═══ COLLECTED MATERIAL

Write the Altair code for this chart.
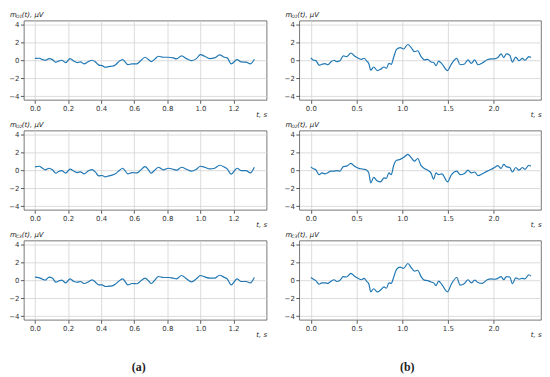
import altair as alt
import pandas as pd

# ---------------- data ----------------
t_left = [0.000, 0.026, 0.046, 0.062, 0.086, 0.106, 0.126, 0.146, 0.162, 0.186,
          0.212, 0.236, 0.256, 0.276, 0.296, 0.326, 0.346, 0.366, 0.386, 0.406,
          0.426, 0.446, 0.466, 0.486, 0.510, 0.530, 0.562, 0.586, 0.616, 0.636,
          0.666, 0.686, 0.702, 0.726, 0.746, 0.776, 0.806, 0.836, 0.856, 0.886,
          0.916, 0.946, 0.976, 1.000, 1.026, 1.056, 1.086, 1.116, 1.146, 1.162,
          1.186, 1.222, 1.246, 1.276, 1.302, 1.326]
left_row1 = [0.20, 0.22, 0.07, 0.00, 0.18, 0.07, -0.22, -0.07, 0.00, -0.26,
             0.18, -0.11, -0.26, -0.19, -0.40, -0.11, 0.00, -0.19, -0.55, -0.60,
             -0.78, -0.70, -0.67, -0.52, -0.10, 0.07, -0.48, -0.41, -0.40, -0.11,
             0.33, 0.07, -0.15, 0.15, 0.44, 0.33, 0.33, 0.26, 0.15, 0.48,
             0.18, -0.04, 0.18, 0.63, 0.44, 0.18, 0.26, 0.59, 0.33, 0.26,
             -0.40, 0.07, -0.19, -0.22, -0.40, 0.11]
left_row2 = [0.37, 0.44, 0.22, 0.04, 0.22, 0.04, -0.33, -0.11, -0.04, -0.33,
             0.11, -0.11, -0.26, -0.18, -0.40, -0.04, 0.07, -0.22, -0.63, -0.59,
             -0.74, -0.63, -0.55, -0.40, -0.04, 0.22, -0.40, -0.26, -0.30, -0.04,
             0.40, 0.04, -0.33, 0.04, 0.33, 0.04, 0.22, 0.11, 0.00, 0.33,
             0.11, -0.11, 0.11, 0.44, 0.33, 0.15, 0.22, 0.55, 0.33, 0.15,
             -0.44, 0.22, -0.04, -0.04, -0.30, 0.33]
left_row3 = [0.33, 0.26, 0.11, 0.00, 0.33, 0.22, -0.22, -0.07, 0.00, -0.30,
             0.15, -0.15, -0.22, -0.15, -0.37, -0.15, 0.04, -0.22, -0.52, -0.52,
             -0.70, -0.67, -0.63, -0.44, -0.07, 0.15, -0.52, -0.37, -0.40, -0.15,
             0.22, -0.07, -0.37, 0.04, 0.41, 0.30, 0.30, 0.22, 0.15, 0.52,
             0.15, -0.18, 0.15, 0.52, 0.37, 0.22, 0.22, 0.55, 0.30, 0.15,
             -0.52, 0.15, -0.15, -0.15, -0.30, 0.30]

t_right = [0.000, 0.029, 0.054, 0.091, 0.120, 0.156, 0.185, 0.217, 0.254, 0.283,
           0.319, 0.355, 0.391, 0.438, 0.482, 0.525, 0.554, 0.583, 0.612, 0.634,
           0.656, 0.688, 0.728, 0.764, 0.801, 0.826, 0.855, 0.880, 0.906, 0.938,
           0.978, 1.014, 1.062, 1.098, 1.134, 1.170, 1.207, 1.243, 1.279, 1.315,
           1.344, 1.370, 1.399, 1.435, 1.496, 1.540, 1.598, 1.634, 1.678, 1.721,
           1.757, 1.793, 1.830, 1.877, 1.931, 1.975, 2.011, 2.047, 2.083, 2.112,
           2.141, 2.178, 2.207, 2.243, 2.279, 2.315, 2.344, 2.388, 2.409]
right_row1 = [0.26, 0.00, -0.04, -0.55, -0.45, -0.37, -0.50, -0.20, 0.00, -0.15,
              -0.05, 0.48, 0.40, 0.80, 0.45, 0.20, 0.10, 0.22, -0.10, -0.35,
              -1.10, -0.75, -1.15, -1.00, -0.75, -0.90, -0.35, -0.45, 0.30, 1.20,
              1.40, 1.25, 1.75, 1.40, 0.95, 1.05, 0.40, 0.05, 0.10, -0.20,
              -0.25, -0.60, -0.10, -0.40, -1.15, -0.40, 0.20, -0.50, -0.45, 0.05,
              -0.35, 0.05, -0.50, -0.30, 0.05, 0.15, 0.15, 0.30, 0.70, 0.30,
              0.70, 0.55, -0.20, 0.35, -0.05, 0.20, 0.00, 0.40, 0.30]
right_row2 = [0.37, 0.15, 0.05, -0.50, -0.30, -0.40, -0.30, -0.10, -0.10, -0.05,
              -0.10, 0.40, 0.45, 0.75, 0.40, 0.20, 0.15, 0.10, 0.00, -0.30,
              -1.40, -0.80, -1.20, -1.30, -0.85, -0.90, -0.30, -0.50, 0.50, 1.10,
              1.20, 1.40, 1.75, 1.40, 1.00, 1.30, 0.50, 0.20, 0.00, -0.30,
              -1.00, -0.30, -0.50, -0.40, -1.30, -0.50, -0.10, -0.50, -0.40, 0.00,
              -0.30, -0.20, -0.60, -0.40, -0.10, 0.10, 0.30, 0.50, 0.20, 0.65,
              0.40, 0.30, -0.20, 0.30, 0.00, 0.30, 0.10, 0.55, 0.45]
right_row3 = [0.30, 0.10, -0.05, -0.45, -0.30, -0.30, -0.35, -0.15, 0.05, -0.15,
              0.00, 0.40, 0.35, 0.75, 0.40, 0.15, 0.05, 0.20, -0.15, -0.40,
              -1.30, -0.95, -1.30, -1.10, -0.75, -0.90, -0.30, -0.35, 0.30, 1.20,
              1.45, 1.30, 1.85, 1.40, 1.00, 1.10, 0.40, 0.00, -0.05, -0.20,
              -0.30, -0.60, -0.10, -0.50, -1.30, -0.40, 0.30, -0.55, -0.40, 0.05,
              -0.30, 0.00, -0.25, -0.35, 0.05, 0.15, 0.10, 0.20, 0.40, 0.05,
              0.40, 0.35, -0.40, 0.25, 0.10, 0.20, 0.15, 0.60, 0.45]

row_subscripts = ["O1", "O2", "C3"]
column_labels = ["(a)", "(b)"]
x_ticks_left = [0.0, 0.2, 0.4, 0.6, 0.8, 1.0, 1.2]
x_ticks_right = [0.0, 0.5, 1.0, 1.5, 2.0]
y_ticks = [-4, -2, 0, 2, 4]
x_title = "t, s"
y_unit = "(t), μV"

# ---------------- layout ----------------
W_L, W_R, H = 245, 244, 80
XDOM_L = [-0.067, 1.40]
XDOM_R = [-0.127, 2.52]
YDOM = [-4.4, 4.4]


def one_text(txt, x, y, **kw):
    return alt.Chart(pd.DataFrame({"s": [txt]})).mark_text(**kw).encode(
        x=alt.value(x), y=alt.value(y), text="s:N")


def panel(t, v, w, xdom, xticks, sub, label=None, label_x=None):
    df = pd.DataFrame({"t": t, "v": v})
    line = alt.Chart(df).mark_line(
        color="#1f77b4", strokeWidth=1.2, interpolate="monotone"
    ).encode(
        x=alt.X("t:Q", scale=alt.Scale(domain=xdom, nice=False, zero=False),
                axis=alt.Axis(values=xticks, format=".1f", title=x_title,
                              titleAngle=0, titleAlign="right", titleX=w,
                              titleY=15, titleBaseline="middle",
                              titleFontStyle="italic")),
        y=alt.Y("v:Q", scale=alt.Scale(domain=YDOM, nice=False, zero=False),
                axis=alt.Axis(values=y_ticks, title=None)),
    )
    layers = [
        line,
        one_text("m", -14, -4, align="left", baseline="alphabetic",
                 fontSize=7, fontStyle="italic"),
        one_text(sub, -8, -2.5, align="left", baseline="alphabetic",
                 fontSize=4.5, fontStyle="italic"),
        one_text(y_unit, -2, -4, align="left", baseline="alphabetic",
                 fontSize=7, fontStyle="italic"),
    ]
    if label is not None:
        layers.append(one_text(label, label_x, H + 48, align="center",
                               baseline="middle", fontSize=12,
                               font="Liberation Serif", fontWeight="bold"))
    return alt.layer(*layers).properties(width=w, height=H)


left_rows = [left_row1, left_row2, left_row3]
right_rows = [right_row1, right_row2, right_row3]
panels = []
for i in range(3):
    last = i == 2
    panels.append(panel(t_left, left_rows[i], W_L, XDOM_L, x_ticks_left,
                        row_subscripts[i],
                        column_labels[0] if last else None, 116))
    panels.append(panel(t_right, right_rows[i], W_R, XDOM_R, x_ticks_right,
                        row_subscripts[i],
                        column_labels[1] if last else None, 109))

chart = alt.concat(
    *panels, columns=2, spacing=alt.RowColnumber(row=31, column=33),
    bounds="flush"
).properties(
    padding={"left": 0, "top": 0, "right": 0, "bottom": 0}
).configure_view(
    stroke="#555", strokeWidth=0.8
).configure_axis(
    grid=True, gridColor="#d2d2d2", gridWidth=0.8, domain=False,
    tickColor="#333", tickSize=3.5, tickWidth=0.8,
    labelFontSize=7, labelColor="#333", labelFont="DejaVu Sans",
    labelPadding=1.5, titleFont="DejaVu Sans", titleFontSize=7,
    titleFontWeight="normal", titleColor="#222"
).configure_text(
    font="DejaVu Sans", color="#222"
)

chart.save("out.html", embed_options={"renderer": "svg", "actions": False})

══════

* WHAT IS ASKED *
Write out an exact copy of the listing, first line through the line containing "import pandas as pd", with the pictures left out.

* RESPONSE *
Write the Altair code for this chart.
import altair as alt
import pandas as pd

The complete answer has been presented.